In another wiretap case Judge Pooler presided over, the jury had asked for a readback of testimony that was laced with the f word. The prim and proper court reporter read each f word. At the next sidebar Judge Pooler asked the attorneys, “do you think we could have asked the court reporter to say the ‘f’ word one more time?”
Judge Pooler broke a lot of barriers. She was one of only 6 women in her law school class at the University of Michigan. She was later the first woman elected to the New York State Supreme Court for the Fifth Judicial District. And in 1994, she was the first woman appointed to the District Court in the Northern District of New York.
She paved the path for me to follow as a district court judge in the Northern District of New York. And she helped to guide the women who followed her to that bench, particularly me, Chief Magistrate Judge Therese Dancks, Chief Bankruptcy Judge Margaret Cangilos Ruiz, and then Chief Bankruptcy Judge Wendy Kinsella.

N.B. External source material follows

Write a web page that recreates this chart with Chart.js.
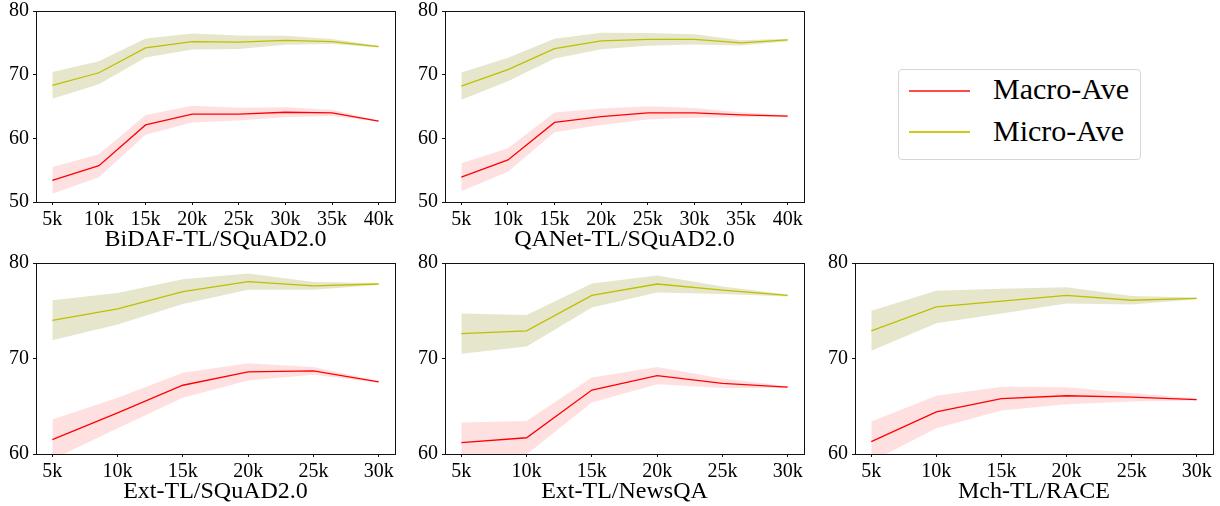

We met regularly for lunch. I cherish the friendship we developed during these lunches.
I was lucky to have more time with Judge Pooler, when I began giving her rides home from the Second Circuit Judicial Conferences. Those three-hour drives flew by without ever a quiet moment in the car.
During our time together Judge Pooler shared a few stories about what it was like to be the first woman in all of these positions. I know it was at times lonely and hard. I think she especially valued her friendships with those of us who followed her.

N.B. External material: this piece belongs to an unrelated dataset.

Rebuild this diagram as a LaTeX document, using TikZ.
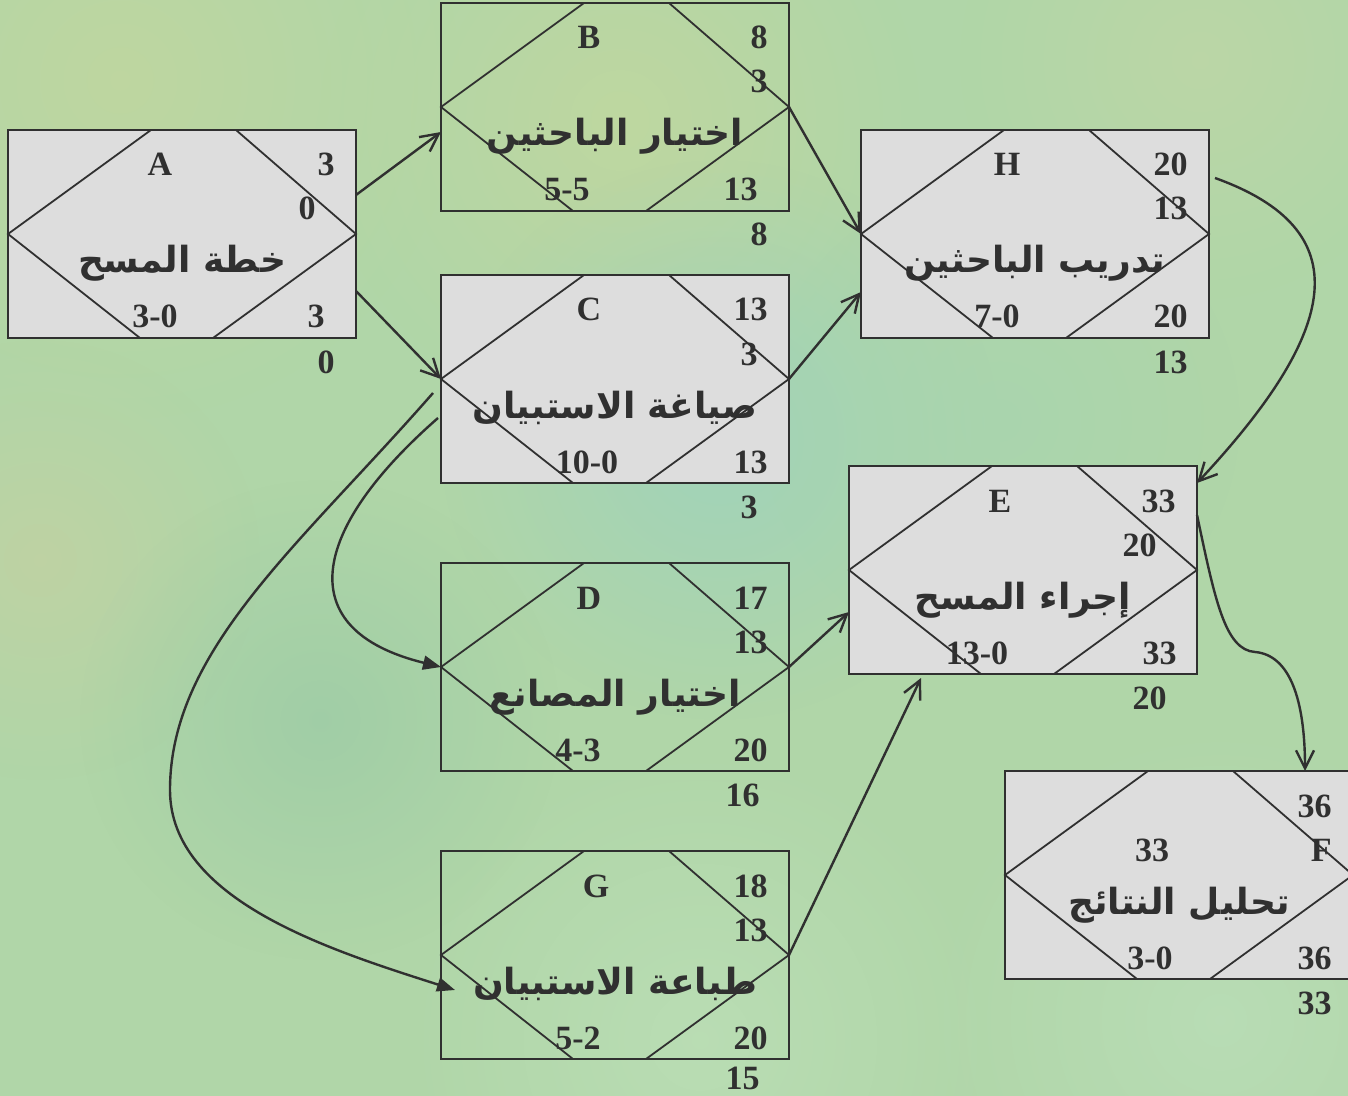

There are now five federal women judges in the Northern District of New York. I think it is fitting, and that Judge Pooler would have enjoyed knowing, that the five of us together nominated Judge Pooler for an award that is given by the Women’s Bar Association of the State of New York, in memory of Justice Ruth Bader Ginsburg, for a member who embodies the spirit of Justice Ginsburg. On May 31, Judge Pooler will receive the Ruth Bader Ginsburg Memorial Award from the Women’s Bar Association of the State of New York at their annual dinner in Albany.
Judge Pooler was a mentor to me and a cherished friend. May her memory be a blessing.